Capital One breach exposes personal details of over 100 million customers

A 'configuration vulnerability' led to the breach, with the hacker already in custody.

What you need to know

  • Capital One has confirmed that a hacker breached its servers by taking advantage of a "configuration vulnerability."
  • The hacker accessed names, addresses, phone numbers, email addresses, dates of birth, and self-reported income of 100 million customers in the U.S. and 6 million in Canada.
  • The hacker — a 33-year-old software engineer named Paige Thompson — is already in custody.

Financial institution Capital One has suffered a data breach that exposed personal details of over 100 million customers. The bank noted that a hacker was able to access its systems via a "configuration vulnerability," allowing them to make away with names, addresses, phone numbers, email addresses, dates of birth, and self-reported income of 100 million customers in the U.S. and 6 million in Canada:

The largest category of information accessed was information on consumers and small businesses as of the time they applied for one of our credit card products from 2005 through early 2019. This information included personal information Capital One routinely collects at the time it receives credit card applications, including names, addresses, zip codes/postal codes, phone numbers, email addresses, dates of birth, and self-reported income.

Beyond the credit card application data, the individual also obtained portions of credit card customer data, including: ->Customer status data, e.g., credit scores, credit limits, balances, payment history, contact information ->Fragments of transaction data from a total of 23 days during 2016, 2017 and 2018

The bank says that credit card numbers or log-in information wasn't compromised, but the hacker was able to access 140,000 U.S. social security numbers, 80,000 bank account numbers that were linked to credit cards, and 1 million Canadian social insurance numbers.

The hacker is already in federal custody after sharing their exploits on GitHub, which led a tipster to contact the bank. Federal investigators from the F.B.I were then able to follow an online trail to track down the hacker: 33-year-old Paige Thompson, who previously worked as a software engineer for Amazon Web Services.

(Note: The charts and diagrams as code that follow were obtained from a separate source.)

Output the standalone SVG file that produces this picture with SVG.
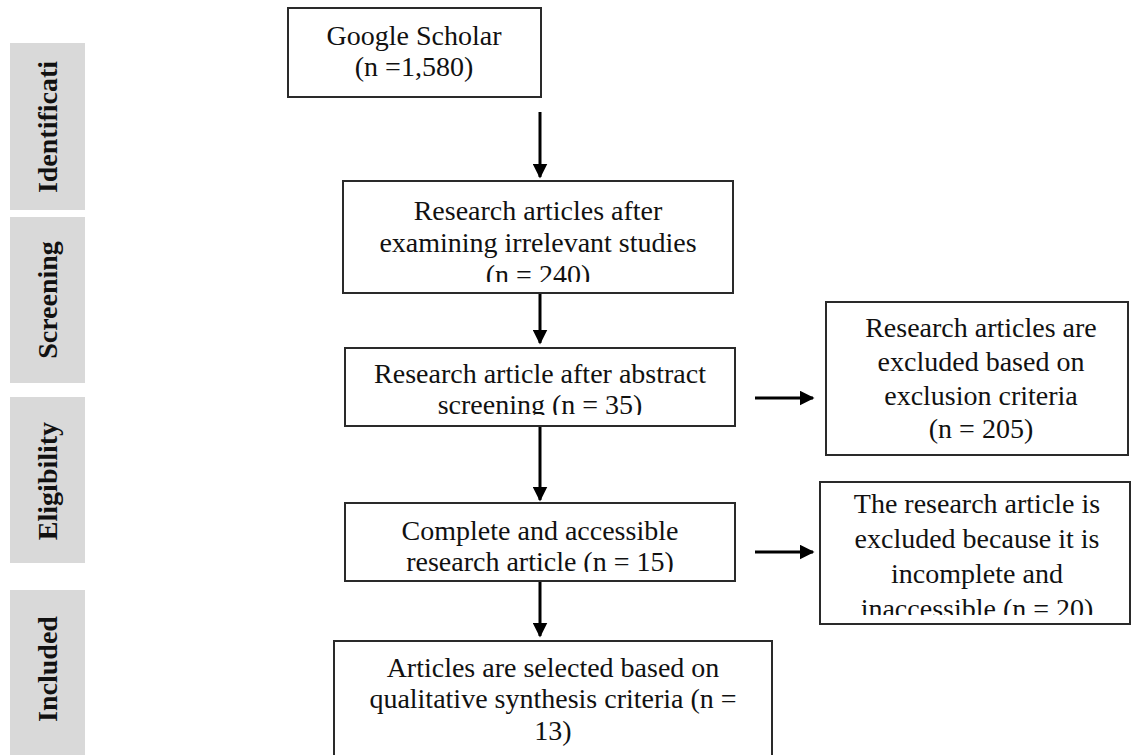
<svg xmlns="http://www.w3.org/2000/svg" width="1132" height="755" viewBox="0 0 1132 755">
<style>
.box{fill:#fff;stroke:#2a2a2a;stroke-width:2}
.bar{fill:#d9d9d9}
.t{font-family:"Liberation Serif","Times New Roman",serif;font-size:28px;fill:#111;text-anchor:middle}
.s{font-family:"Liberation Serif","Times New Roman",serif;font-size:28px;font-weight:bold;fill:#111;text-anchor:middle}
.c{stroke:#000;stroke-width:3;fill:none}
</style>
<defs>
<marker id="ah" viewBox="0 0 10 10" refX="9" refY="5" markerWidth="5" markerHeight="5" markerUnits="strokeWidth" orient="auto">
<path d="M0,0 L10,5 L0,10 z" fill="#000"/>
</marker>
<clipPath id="c2"><rect x="343" y="181" width="390" height="101"/></clipPath>
<clipPath id="c3"><rect x="345" y="348" width="390" height="67"/></clipPath>
<clipPath id="c4"><rect x="345" y="503" width="390" height="69"/></clipPath>
<clipPath id="c7"><rect x="820" y="482" width="310" height="133"/></clipPath>
</defs>
<rect width="1132" height="755" fill="#fff"/>
<g id="stages">
<g id="stage-identification"><rect class="bar" x="10" y="43" width="75" height="167"/><text class="s" transform="translate(57,127) rotate(-90)">Identificati</text></g>
<g id="stage-screening"><rect class="bar" x="10" y="217" width="75" height="166"/><text class="s" transform="translate(57,300) rotate(-90)">Screening</text></g>
<g id="stage-eligibility"><rect class="bar" x="10" y="397" width="75" height="166"/><text class="s" transform="translate(57,481) rotate(-90)">Eligibility</text></g>
<g id="stage-included"><rect class="bar" x="10" y="590" width="75" height="165"/><text class="s" transform="translate(57,669) rotate(-90)">Included</text></g>
</g>
<g id="connectors">
<line class="c" x1="540" y1="112" x2="540" y2="177" marker-end="url(#ah)"/>
<line class="c" x1="540" y1="293" x2="540" y2="343" marker-end="url(#ah)"/>
<line class="c" x1="540" y1="426" x2="540" y2="500" marker-end="url(#ah)"/>
<line class="c" x1="540" y1="581" x2="540" y2="636" marker-end="url(#ah)"/>
<line class="c" x1="755" y1="398" x2="813" y2="398" marker-end="url(#ah)"/>
<line class="c" x1="755" y1="552" x2="813" y2="552" marker-end="url(#ah)"/>
</g>
<g id="node-google">
<rect class="box" x="288" y="8" width="253" height="89"/>
<text class="t" x="414" y="45">Google Scholar</text>
<text class="t" x="414" y="76">(n =1,580)</text>
</g>
<g id="node-irrelevant">
<rect class="box" x="343" y="181" width="390" height="112"/>
<g clip-path="url(#c2)">
<text class="t" x="538" y="220">Research articles after</text>
<text class="t" x="538" y="252">examining irrelevant studies</text>
<text class="t" x="538" y="284">(n = 240)</text>
</g>
</g>
<g id="node-abstract">
<rect class="box" x="345" y="348" width="390" height="78"/>
<g clip-path="url(#c3)">
<text class="t" x="540" y="383">Research article after abstract</text>
<text class="t" x="540" y="414">screening (n = 35)</text>
</g>
</g>
<g id="node-complete">
<rect class="box" x="345" y="503" width="390" height="78"/>
<g clip-path="url(#c4)">
<text class="t" x="540" y="540">Complete and accessible</text>
<text class="t" x="540" y="571">research article (n = 15)</text>
</g>
</g>
<g id="node-selected">
<rect class="box" x="334" y="641" width="438" height="130"/>
<text class="t" x="553" y="677">Articles are selected based on</text>
<text class="t" x="553" y="708">qualitative synthesis criteria (n =</text>
<text class="t" x="553" y="740">13)</text>
</g>
<g id="node-excluded-criteria">
<rect class="box" x="826" y="302" width="302" height="153"/>
<text class="t" x="981" y="337">Research articles are</text>
<text class="t" x="981" y="371">excluded based on</text>
<text class="t" x="981" y="405">exclusion criteria</text>
<text class="t" x="981" y="438">(n = 205)</text>
</g>
<g id="node-excluded-incomplete">
<rect class="box" x="820" y="482" width="310" height="142"/>
<g clip-path="url(#c7)">
<text class="t" x="977" y="513">The research article is</text>
<text class="t" x="977" y="548">excluded because it is</text>
<text class="t" x="977" y="583">incomplete and</text>
<text class="t" x="977" y="618">inaccessible (n = 20)</text>
</g>
</g>
</svg>
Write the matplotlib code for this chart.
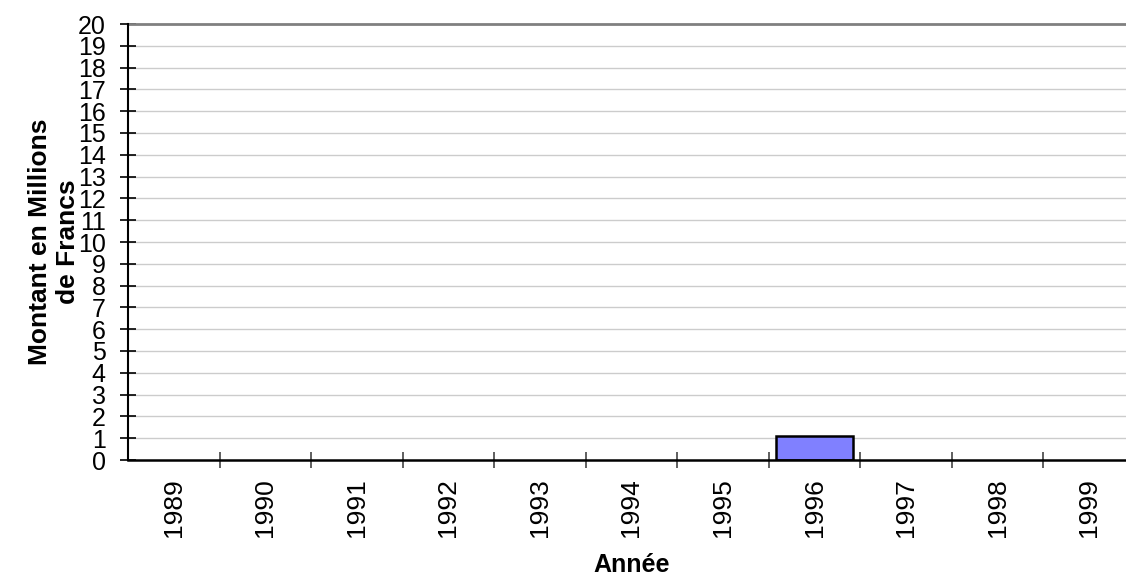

Thompson boasted about the hack in a Slack room, and a search warrant executed on her house turned up storage devices containing data from the breach. Thompson is now awaiting trial, and could face up to five years in prison and a $250,000 fine.

For its part, Capital One has confirmed that it fixed the vulnerability that led to the hack. But as was the case with Equifax, it is likely Capital One will be hit with a class action lawsuit, with the bank already noting that it may cost between $100 to $150 million as a result.